ANCHORAGE - Springtime in Alaska is hard to predict.
What's the weather like? When will the ice break on the Nenana River? How long before the first king salmon reach the Kenai River?
But if you're talking sports - especially high school soccer - it's a given the Juneau-Douglas boys and girls teams will be in Anchorage for the Alaska School Activities Association state tournament.
"We bank on going to state every year," said Juneau senior Rachel Tarver, who scored a goal in the Crimson Bears' 2-0 first-round win Thursday over Wasilla at breezy Anchorage Football Stadium.
Only Ketchikan and Juneau make up the Southeast Conference. But Juneau outnumbers Ketchikan by several hundred students, thus having a bigger pool of talent to play for the conference's only berth in the state tournament.

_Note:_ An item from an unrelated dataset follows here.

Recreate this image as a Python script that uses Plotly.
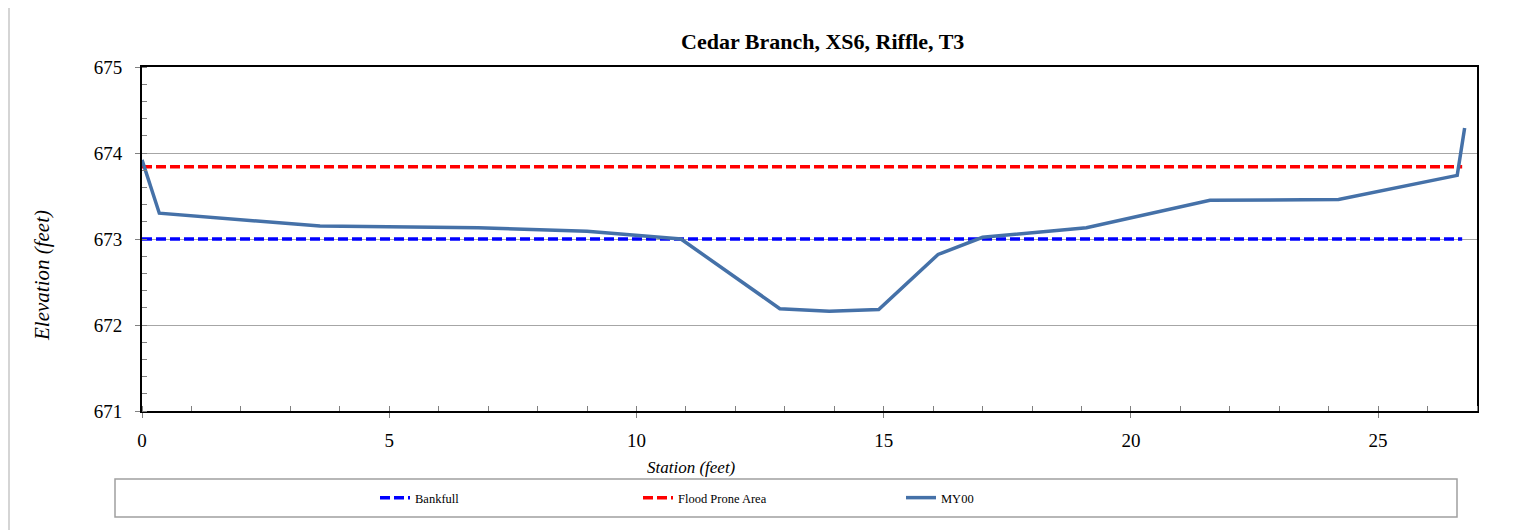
import plotly.graph_objects as go

station = [0, 0.35, 3.6, 6.8, 9.0, 10.9, 12.9, 13.9, 14.9, 16.1, 17.0, 19.1, 21.6, 24.2, 26.6, 26.75]
elev = [673.92, 673.30, 673.15, 673.13, 673.09, 673.00, 672.19, 672.16, 672.18, 672.82, 673.02, 673.13, 673.45, 673.46, 673.74, 674.29]

bank_x = [0, 26.7]
bank_y = [673.0, 673.0]
flood_x = [0, 26.7]
flood_y = [673.84, 673.84]

title = "Cedar Branch, XS6, Riffle, T3"
xtitle = "Station (feet)"
ytitle = "Elevation (feet)"

FONT = "Liberation Serif, Times New Roman, serif"

fig = go.Figure()
fig.add_trace(go.Scatter(x=bank_x, y=bank_y, mode="lines", name="Bankfull",
                         line=dict(color="#0000FF", width=3.5, dash="10px,4px")))
fig.add_trace(go.Scatter(x=flood_x, y=flood_y, mode="lines", name="Flood Prone Area",
                         line=dict(color="#FF0000", width=3.5, dash="10px,4px")))
fig.add_trace(go.Scatter(x=station, y=elev, mode="lines", name="MY00",
                         line=dict(color="#4571A8", width=3.5)))

OX, OY = 8, 8  # page body margin
W, H = 1531, 530
L, R, T, B = 142 - OX, 1477 - OX, 67 - OY, 411 - OY
pw, ph = R - L, B - T

def px(x):
    return (x - OX - L) / pw

def py(y):
    return (B - (y - OY)) / ph

fig.update_layout(
    width=W, height=H,
    margin=dict(l=L, r=W - R, t=T, b=H - B, pad=0),
    paper_bgcolor="white", plot_bgcolor="white",
    font=dict(family=FONT, color="black"),
    showlegend=True,
    legend=dict(orientation="h", x=px(375), y=py(498), xanchor="left", yanchor="middle",
                entrywidth=218, entrywidthmode="pixels", font=dict(size=12.5, family=FONT),
                bgcolor="rgba(0,0,0,0)", traceorder="normal"),
    xaxis=dict(range=[0, 27], tickvals=[0, 5, 10, 15, 20, 25], showgrid=False, zeroline=False,
               showline=True, mirror=True, linecolor="black", linewidth=2,
               ticks="outside", ticklen=5, tickcolor="#808080", ticklabelstandoff=6,
               minor=dict(dtick=1, ticks="inside", ticklen=5, tickcolor="#808080", showgrid=False),
               tickfont=dict(size=19, family=FONT)),
    yaxis=dict(range=[671, 675], dtick=1, showgrid=True, gridcolor="#A6A6A6", gridwidth=1,
               zeroline=False, showline=True, mirror=True, linecolor="black", linewidth=2,
               ticks="outside", ticklen=5, tickcolor="#808080", ticklabelstandoff=9,
               minor=dict(dtick=0.2, ticks="inside", ticklen=5, tickcolor="#808080", showgrid=False),
               tickfont=dict(size=19, family=FONT)),
    shapes=[
        dict(type="rect", xref="paper", yref="paper", x0=px(9), x1=px(1560), y0=py(560), y1=py(5),
             line=dict(color="#C8C8C8", width=1.5), layer="below"),
        dict(type="rect", xref="paper", yref="paper", x0=px(115), x1=px(1457), y0=py(517), y1=py(479),
             line=dict(color="#A0A0A0", width=1.5), layer="below"),
    ],
    annotations=[
        dict(text="<b>" + title + "</b>", xref="paper", yref="paper", x=px(822), y=py(41),
             showarrow=False, font=dict(size=22, family=FONT), xanchor="center", yanchor="middle"),
        dict(text="<i>" + xtitle + "</i>", xref="paper", yref="paper", x=px(691), y=py(467),
             showarrow=False, font=dict(size=17, family=FONT), xanchor="center", yanchor="middle"),
        dict(text="<i>" + ytitle + "</i>", xref="paper", yref="paper", x=px(42), y=py(276),
             showarrow=False, font=dict(size=21, family=FONT), textangle=-90,
             xanchor="center", yanchor="middle"),
    ],
)

fig.write_html("out.html")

In Juneau, coming to Anchorage in late May is tradition. The boys and girls teams have played for a state title every season since ASAA began sanctioning the tournament in 2000.
And when they come here, they often play well. The girls have been in the championship match twice, winning one title. But the boys have had the most success, playing in the title match every season except one, winning two trophies.
On Thursday, the Crimson Bears girls looked for stiffer competition. This season they beat Ketchikan all three matches, outscoring the Kings 27-0 to finish the year 10-5-1.
"Poor Ketchikan," Tarver said, sincerely.
Though Juneau needs only to beat Ketchikan for a trip to the state tournament, Tarver said the team doesn't look at its schedule that way - the Crimson Bears highlight Anchorage teams.
"We think of the Anchorage teams as our fight for state," she said. "We want good seeding going into the tournament, so as a player you treat the Anchorage teams as your bid for state."
But Juneau had trouble with two of the four Anchorage teams it faced this season.
Service shut out the Crimson Bears twice, beating them 2-0 each match, and South blanked them once, winning 1-0 earlier this month.
Juneau takes on Service in tonight's 6 p.m. semifinal, while South and Chugiak meet in the other semifinal at 2 p.m.
Juneau co-coach Colin Barton hopes his team plays a bit better than it did Thursday.
"Service has got a good team - the best I've ever seen in fact," said Barton in his English accent. "But (Juneau) are good lassies as well. You can't ask for a better bunch of kids."
Juneau relies mostly on senior forwards Margaret Sekona and Tarver to work together and make things happen on the pitch. Sekona, a small but quick player, likes to set up plays for the taller Tarver.
Together they helped Juneau bombard Wasilla with six shots on goal in the first six minutes of the match. They created plenty of chances but Wasilla goalkeeper and player of the game Sammy Becker stopped everything.
But the keeper couldn't contain Tarver in the 14th minute. Sekona dribbled to her left toward the goal, drawing Becker away from the net and crossing a pass to Tarver. The University of Arizona-bound Tarver drilled a shot into an empty net for the 1-0 lead.
Luring the keeper away and quickly dishing off to Tarver is a designed play Sekona enjoys running.
"Everything about it works when we work together," Sekona said. "We move as a unit. Our job is to work off each other and with our teammates."
Annika Ord provided the Crimson Bears' second goal in the 34th minute.
Juneau goalkeeper Kayla Walton had an easy day in front of the net, making only a handful of saves. Her first save didn't come until the 30th minute.